RIAMCO

Rhode Island Archival and Manuscript Collections Online

For Participating Institutions

Martin Luther King Jr. Assassination Bullet and Rifle Test News Article Collection (Mss. Gr. 166)

University of Rhode Island, University Archives and Special Collections

15 Lippitt Road
Kingston, RI 02881-2011
Tel: 401-874-4632

email: archives@etal.uri.edu

Historical note

In August 1996 James Earl Ray's lawyer William Pepper asked University of Rhode Island State Crime Laboratory firearms expert Robert Hathaway if he would conduct an investigation regarding the rifle said to have been used to kill Martin Luther King Jr. Ray, who pleaded guilty to the murder in 1969, had been appealing his conviction since 1970. Hathaway, reluctant at first, recommended several of his colleagues, but then agreed to take the case at Pepper's behest.

In February 1997 Hathaway testified before the Tennessee Court of Appeals that a scanning electron microscope could provide previously unavailable evidence that might prove the rifle was, or was not, the one used to murder King. Judge Joe Brown agreed to reopen the investigation and in May the rifle was brought to the University's crime lab.

As Hathaway put together a team of forensic experts, reporters from around the world came to the University to cover the story. The investigation was aired on Dateline NBC, CNN, and Fox News among many other media outlets including radio stations in South Africa.

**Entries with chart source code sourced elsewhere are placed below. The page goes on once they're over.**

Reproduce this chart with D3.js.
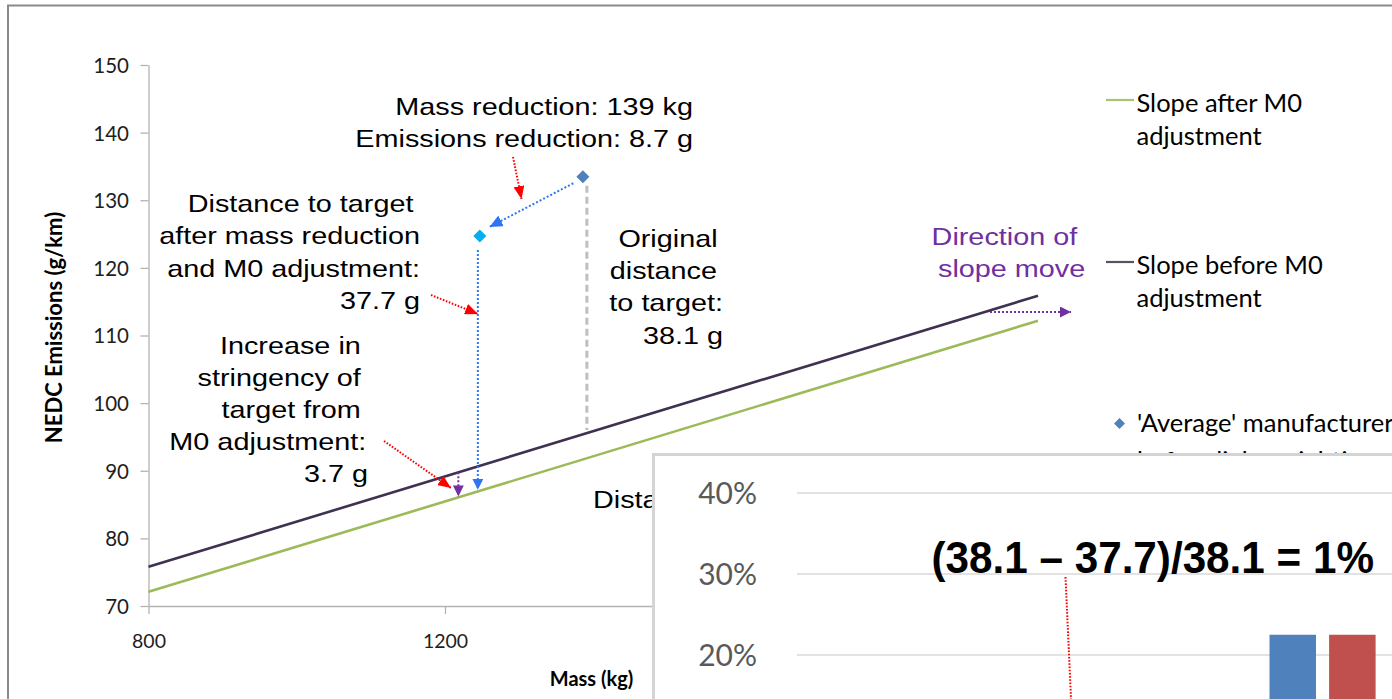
<!DOCTYPE html>
<html>
<head>
<meta charset="utf-8">
<script src="https://cdn.jsdelivr.net/npm/d3@7"></script>
<style>
  html, body { margin: 0; padding: 0; background: #fff; overflow: hidden; }
  svg { display: block; }
</style>
</head>
<body>
<svg id="chart" width="1392" height="699"></svg>
<script>
// ---- Data -------------------------------------------------------------
// Axis ticks (labels that stay visible beside the inset)
const massTicks = [800, 1200];
const emissionTicks = [70, 80, 90, 100, 110, 120, 130, 140, 150];

// CO2 target lines: mass (kg) against NEDC emissions (g/km)
const slopeMass = [800, 2000];
const slopeBefore = [75.8, 115.88];
const slopeAfter = [72.1, 112.18];

// 'Average' manufacturer before and after lightweighting
const pointMass = [1386, 1247];
const pointEmissions = [133.47, 124.73];

// Mass at which the target shift is marked
const shiftMass = 1218;

// Inset bar chart (share, %)
const insetTicks = [20, 30, 40];
const insetSeries = ["Before", "After"];
const insetValues = [22.5, 22.5];

// ---- Setup ------------------------------------------------------------
const svg = d3.select("#chart");
const W = 1392, H = 699;

const COL = {
  green: "#9bbb59",
  purple: "#3f3151",
  violet: "#7030a0",
  steel: "#4f81bd",
  cyan: "#00b0f0",
  blue: "#2f74f2",
  red: "#ff0000",
  grey: "#bfbfbf",
  axis: "#b3b3b3",
  barRed: "#c0504d"
};
const ARIAL = "'Liberation Sans', Arial, sans-serif";
const CALIBRI = "Lato, 'Open Sans', sans-serif";

svg.append("rect").attr("width", W).attr("height", H).attr("fill", "#fff");

// frame of the slide
svg.append("rect")
  .attr("x", 8).attr("y", 5.5).attr("width", W + 20).attr("height", H + 20)
  .attr("fill", "none").attr("stroke", "#8a8a8a").attr("stroke-width", 2);

// arrowhead markers
const defs = svg.append("defs");
function marker(id, color, len, wid) {
  defs.append("marker")
    .attr("id", id)
    .attr("markerUnits", "userSpaceOnUse")
    .attr("markerWidth", len).attr("markerHeight", wid)
    .attr("refX", len).attr("refY", wid / 2)
    .attr("orient", "auto")
    .append("path")
    .attr("d", `M0,0L${len},${wid / 2}L0,${wid}Z`)
    .attr("fill", color);
}
marker("head-red", COL.red, 13, 11);
marker("head-blue", COL.blue, 11, 11);
marker("head-blue-lg", COL.blue, 13, 12);
marker("head-violet", COL.violet, 11, 11);

// the inset panel hides whatever lies beneath it
defs.append("clipPath").attr("id", "left-of-inset")
  .append("rect").attr("x", 0).attr("y", 0).attr("width", 652).attr("height", H);

// multi-line text helper (sx stretches glyphs horizontally)
function addText(parent, x, y, lines, o) {
  const t = parent.append("text")
    .attr("transform", `translate(${x},${y}) scale(${o.sx || 1},1)`)
    .attr("text-anchor", o.anchor || "start")
    .attr("font-family", o.family)
    .attr("font-size", o.size)
    .attr("font-weight", o.weight || "normal")
    .attr("fill", o.fill || "#000");
  lines.forEach((s, i) => {
    const l = typeof s === "string" ? { t: s, dx: 0 } : s;
    t.append("tspan").attr("x", l.dx || 0).attr("y", i * (o.lh || 0)).text(l.t);
  });
  return t;
}

// ---- Main chart -------------------------------------------------------
const x = d3.scaleLinear().domain([800, 2000]).range([148.5, 1038]);
const y = d3.scaleLinear().domain([70, 150]).range([606, 65]);
const before = d3.scaleLinear().domain(slopeMass).range(slopeBefore);
const after = d3.scaleLinear().domain(slopeMass).range(slopeAfter);

const gx = svg.append("g").attr("transform", `translate(0,${y(70)})`)
  .call(d3.axisBottom(x).tickValues(massTicks).tickFormat(d3.format("d"))
    .tickSize(8).tickSizeOuter(0));
const gy = svg.append("g").attr("transform", `translate(${x(800)},0)`)
  .call(d3.axisLeft(y).tickValues(emissionTicks).tickSize(8).tickSizeOuter(0));

[gx, gy].forEach(g => {
  g.select(".domain").attr("stroke", COL.axis).attr("stroke-width", 1.3);
  g.selectAll(".tick line").attr("stroke", COL.axis).attr("stroke-width", 1.3);
  g.selectAll(".tick text")
    .attr("font-family", CALIBRI).attr("fill", "#1e1e1e");
});
gx.selectAll(".tick text").attr("font-size", 19.5).attr("y", 42).attr("dy", 0);
gy.selectAll(".tick text").attr("font-size", 20.5).attr("x", -19.5).attr("dy", "0.36em");

// axis titles
addText(svg, 0, 0, ["NEDC Emissions (g/km)"], {
  family: CALIBRI, size: 22, weight: "bold", anchor: "middle"
}).attr("transform", "translate(61.5,327.5) rotate(-90)");
addText(svg, 591.5, 686, ["Mass (kg)"], {
  family: CALIBRI, size: 20, weight: "bold", anchor: "middle"
});

// target lines
const line = d3.line().x(d => x(d[0])).y(d => y(d[1]));
const seriesLines = [
  { values: slopeBefore, color: COL.purple },
  { values: slopeAfter, color: COL.green }
];
svg.selectAll(".slope").data(seriesLines).join("path")
  .attr("class", "slope")
  .attr("d", s => line(slopeMass.map((m, i) => [m, s.values[i]])))
  .attr("fill", "none").attr("stroke", s => s.color).attr("stroke-width", 2.6);

// original distance to target (grey dashed)
const m0 = pointMass[0], m1 = pointMass[1];
svg.append("line")
  .attr("x1", x(m0) + 4).attr("x2", x(m0) + 4)
  .attr("y1", y(pointEmissions[0]) + 9).attr("y2", y(before(m0 + 6)) - 3)
  .attr("stroke", COL.grey).attr("stroke-width", 3).attr("stroke-dasharray", "7,4");

// distance after mass reduction (blue dotted)
svg.append("line")
  .attr("x1", x(m1) - 2).attr("x2", x(m1) - 2)
  .attr("y1", y(pointEmissions[1]) + 14).attr("y2", y(after(m1)) - 1)
  .attr("stroke", COL.blue).attr("stroke-width", 2).attr("stroke-dasharray", "2,2")
  .attr("marker-end", "url(#head-blue)");

// mass reduction move (blue dotted diagonal)
{
  const p0 = [x(m0), y(pointEmissions[0])], p1 = [x(m1), y(pointEmissions[1])];
  const dx = p1[0] - p0[0], dy = p1[1] - p0[1], len = Math.hypot(dx, dy);
  const ux = dx / len, uy = dy / len;
  svg.append("line")
    .attr("x1", p0[0] + ux * 11).attr("y1", p0[1] + uy * 11 + 1)
    .attr("x2", p1[0] - ux * 10 + 1).attr("y2", p1[1] - uy * 10 - 4)
    .attr("stroke", COL.blue).attr("stroke-width", 2).attr("stroke-dasharray", "2,2")
    .attr("marker-end", "url(#head-blue-lg)");
}

// shift of the target (violet dotted)
svg.append("line")
  .attr("x1", x(shiftMass)).attr("x2", x(shiftMass))
  .attr("y1", y(before(shiftMass))).attr("y2", y(after(shiftMass)) - 1)
  .attr("stroke", COL.violet).attr("stroke-width", 2).attr("stroke-dasharray", "2,2")
  .attr("marker-end", "url(#head-violet)");

// direction of slope move
svg.append("line")
  .attr("x1", 990).attr("x2", 1071).attr("y1", 312).attr("y2", 312)
  .attr("stroke", COL.violet).attr("stroke-width", 2).attr("stroke-dasharray", "2,2")
  .attr("marker-end", "url(#head-violet)");

// red call-out arrows
const callouts = [
  [513, 157, 521.5, 199],
  [431, 295, 478, 314],
  [384, 441, 451, 488]
];
svg.selectAll(".callout").data(callouts).join("line")
  .attr("class", "callout")
  .attr("x1", d => d[0]).attr("y1", d => d[1]).attr("x2", d => d[2]).attr("y2", d => d[3])
  .attr("stroke", COL.red).attr("stroke-width", 2).attr("stroke-dasharray", "1.6,1.6")
  .attr("marker-end", "url(#head-red)");

// manufacturer points
const diamond = r => `M0,${-r}L${r},0L0,${r}L${-r},0Z`;
svg.selectAll(".pt").data(pointMass).join("path")
  .attr("class", "pt")
  .attr("d", diamond(6.5))
  .attr("transform", (m, i) => `translate(${x(m)},${y(pointEmissions[i])})`)
  .attr("fill", (m, i) => i === 0 ? COL.steel : COL.cyan);

// annotations
const ann = { family: ARIAL, size: 24, sx: 1.2, anchor: "end" };
addText(svg, 693, 115, ["Mass reduction: 139 kg", "Emissions reduction: 8.7 g"],
  { ...ann, lh: 32 });
addText(svg, 420, 212, [{ t: "Distance to target", dx: -5.5 }, "after mass reduction",
  "and M0 adjustment:", "37.7 g"], { ...ann, lh: 32.5 });
addText(svg, 723, 247, [{ t: "Original", dx: -4.5 }, { t: "distance", dx: -5 },
  "to target:", "38.1 g"], { ...ann, lh: 32.2 });
addText(svg, 368, 353.5, [{ t: "Increase in", dx: -6 }, { t: "stringency of", dx: -6 },
  { t: "target from", dx: -6 }, { t: "M0 adjustment:", dx: -1.5 }, "3.7 g"],
  { ...ann, lh: 32.1 });
addText(svg, 1008, 245, [{ t: "Direction of", dx: -3 }, { t: "slope move", dx: 3 }],
  { ...ann, anchor: "middle", lh: 32, fill: COL.violet });
addText(svg.append("g").attr("clip-path", "url(#left-of-inset)"), 593, 508,
  ["Distance"], { ...ann, anchor: "start" });

// legend
const legendFont = { family: CALIBRI, size: 25.5, lh: 33 };
const legend = [
  { color: COL.green, y: 100, lines: ["Slope after M0", "adjustment"] },
  { color: COL.purple, y: 262, lines: ["Slope before M0", "adjustment"] }
];
legend.forEach(l => {
  svg.append("line").attr("x1", 1106).attr("x2", 1134).attr("y1", l.y).attr("y2", l.y)
    .attr("stroke", l.color).attr("stroke-width", 2.2).attr("opacity", 0.85);
  addText(svg, 1136.5, l.y + 12, l.lines, legendFont);
});
svg.append("path").attr("d", diamond(5.5))
  .attr("transform", "translate(1119.5,423.5)").attr("fill", COL.steel);
addText(svg, 1137, 432, ["'Average' manufacturer", "before lightweighting"],
  { ...legendFont, lh: 38 });

// ---- Inset bar chart ---------------------------------------------------
const inset = svg.append("g");
inset.append("rect")
  .attr("x", 653.5).attr("y", 454.5).attr("width", 800).attr("height", 400)
  .attr("fill", "#fff").attr("stroke", "#d4d4d4").attr("stroke-width", 3);

const yi = d3.scaleLinear().domain([0, 40]).range([817, 493]);
const xi = d3.scaleBand().domain(insetSeries).range([1269.5, 1375.6]).paddingInner(0.22);

inset.selectAll(".grid").data(insetTicks).join("line")
  .attr("class", "grid")
  .attr("x1", 797).attr("x2", W).attr("y1", d => yi(d)).attr("y2", d => yi(d))
  .attr("stroke", "#d9d9d9").attr("stroke-width", 1.6);

inset.selectAll(".ilabel").data(insetTicks).join("text")
  .attr("class", "ilabel")
  .attr("x", 757).attr("y", d => yi(d)).attr("dy", "0.36em")
  .attr("text-anchor", "end")
  .attr("font-family", CALIBRI).attr("font-size", 30).attr("fill", "#595959")
  .text(d => d + "%");

inset.selectAll(".bar").data(insetValues).join("rect")
  .attr("class", "bar")
  .attr("x", (v, i) => xi(insetSeries[i]))
  .attr("width", xi.bandwidth())
  .attr("y", v => yi(v))
  .attr("height", v => yi(0) - yi(v))
  .attr("fill", (v, i) => i === 0 ? COL.steel : COL.barRed);

inset.append("line")
  .attr("x1", 1065.5).attr("y1", 577).attr("x2", 1072).attr("y2", 720)
  .attr("stroke", COL.red).attr("stroke-width", 2).attr("stroke-dasharray", "1.6,1.6");

addText(inset, 931.5, 573, ["(38.1 – 37.7)/38.1 = 1%"],
  { family: ARIAL, size: 44, weight: "bold", sx: 0.96 });
</script>
</body>
</html>
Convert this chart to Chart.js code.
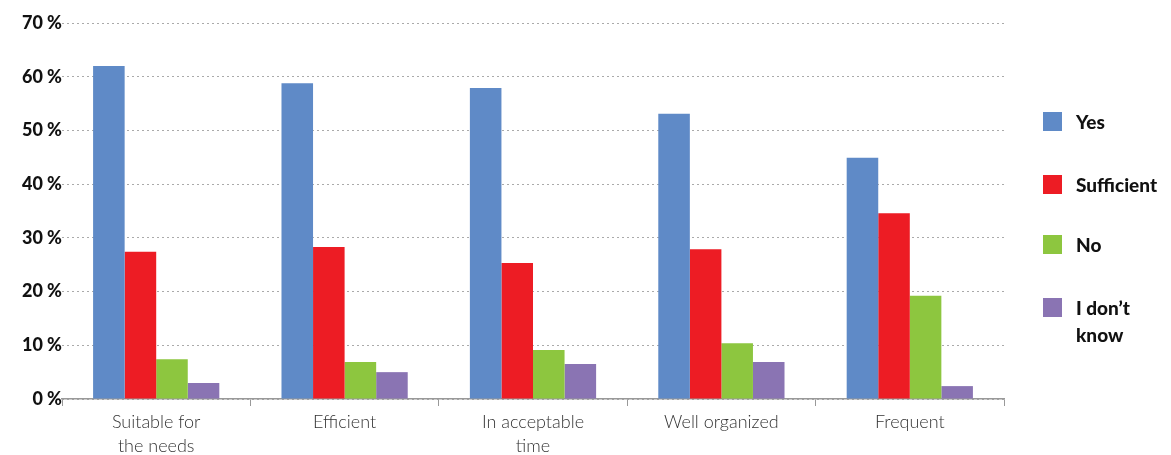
<!DOCTYPE html>
<html>
<head>
<meta charset="utf-8">
<script src="https://cdn.jsdelivr.net/npm/chart.js@4.4.1/dist/chart.umd.min.js"></script>
<style>
    html, body { margin: 0; padding: 0; background: #fff; }
    .wrap { position: relative; width: 1171px; height: 455px; }
    #legend { position: absolute; left: 1043px; top: 0; font-family: Lato, sans-serif; font-weight: 900; font-size: 19px; color: #111; }
    .item { position: absolute; left: 0; display: flex; align-items: flex-start; white-space: nowrap; }
    .box { width: 19px; height: 19px; margin-right: 14px; flex: none; }
    .txt { line-height: 27px; margin-top: -4px; }
</style>
</head>
<body>
<div class="wrap">
    <canvas id="myChart" width="1171" height="455"></canvas>
    <div id="legend"></div>
</div>
<script>
// Data grafik
const categories = [['Suitable for', 'the needs'], 'Efficient', ['In acceptable', 'time'], 'Well organized', 'Frequent'];
const seriesNames = ['Yes', 'Sufficient', 'No', 'I don\u2019t know'];
const legendText = ['Yes', 'Sufficient', 'No', 'I don\u2019t<br>know'];
const yesValues = [62.0, 58.8, 57.9, 53.1, 44.9];
const sufficientValues = [27.4, 28.3, 25.3, 27.9, 34.6];
const noValues = [7.4, 6.9, 9.1, 10.4, 19.2];
const dontKnowValues = [3.0, 5.0, 6.5, 6.9, 2.4];
const yTicks = [0, 10, 20, 30, 40, 50, 60, 70];

const colors = ['#5F8AC7', '#ED1C24', '#8DC63F', '#8A74B3'];
const allValues = [yesValues, sufficientValues, noValues, dontKnowValues];

function chart() {
    const ctx = document.getElementById('myChart').getContext('2d');
    const myChart = new Chart(ctx, {
        type: 'bar',
        data: {
            labels: categories,
            datasets: allValues.map(function (vals, i) {
                return {
                    label: seriesNames[i],
                    data: vals,
                    backgroundColor: colors[i],
                    borderWidth: 0,
                    barPercentage: 1.0,
                    categoryPercentage: 0.67
                };
            })
        },
        options: {
            responsive: false,
            animation: false,
            layout: { padding: { top: 23, right: 167, left: 0, bottom: 0 } },
            plugins: {
                legend: { display: false },
                tooltip: { enabled: false }
            },
            scales: {
                x: {
                    grid: {
                        display: true,
                        drawOnChartArea: false,
                        drawTicks: true,
                        tickLength: 7,
                        color: '#999'
                    },
                    border: { display: true, color: '#999', width: 1.5 },
                    ticks: {
                        color: '#333',
                        padding: 4,
                        font: { family: 'Lato', weight: 300, size: 18, lineHeight: 1.35 }
                    },
                    afterFit: function (scale) { scale.height = 56; }
                },
                y: {
                    min: 0,
                    max: 70,
                    afterBuildTicks: function (scale) {
                        scale.ticks = yTicks.map(function (v) { return { value: v }; });
                    },
                    grid: {
                        color: '#aaa',
                        drawTicks: false,
                        lineWidth: 1
                    },
                    border: { display: false, dash: [2, 3] },
                    ticks: {
                        color: '#111',
                        padding: 0,
                        font: { family: 'Lato', weight: 900, size: 18 },
                        callback: function (v) { return v + ' %'; }
                    },
                    afterFit: function (scale) { scale.width = 62; }
                }
            }
        }
    });

    // legend manual di kanan
    const tops = [112, 175, 235, 298];
    const legend = document.getElementById('legend');
    seriesNames.forEach(function (name, i) {
        const item = document.createElement('div');
        item.className = 'item';
        item.style.top = tops[i] + 'px';
        item.innerHTML = '<span class="box" style="background:' + colors[i] + '"></span><span class="txt">' + legendText[i] + '</span>';
        legend.appendChild(item);
    });
}

window.addEventListener('load', function () {
    chart();
});
</script>
</body>
</html>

It was during this time that the University of Rhode Island's Department of Communications Office began collecting news articles regarding the investigation.

This collection consists of over 1,400 news articles filed chronologically February to August 1997. There were many more reports transmitted over broadcast outlets around the world which the Communications Office could not track due to budgeting constraints.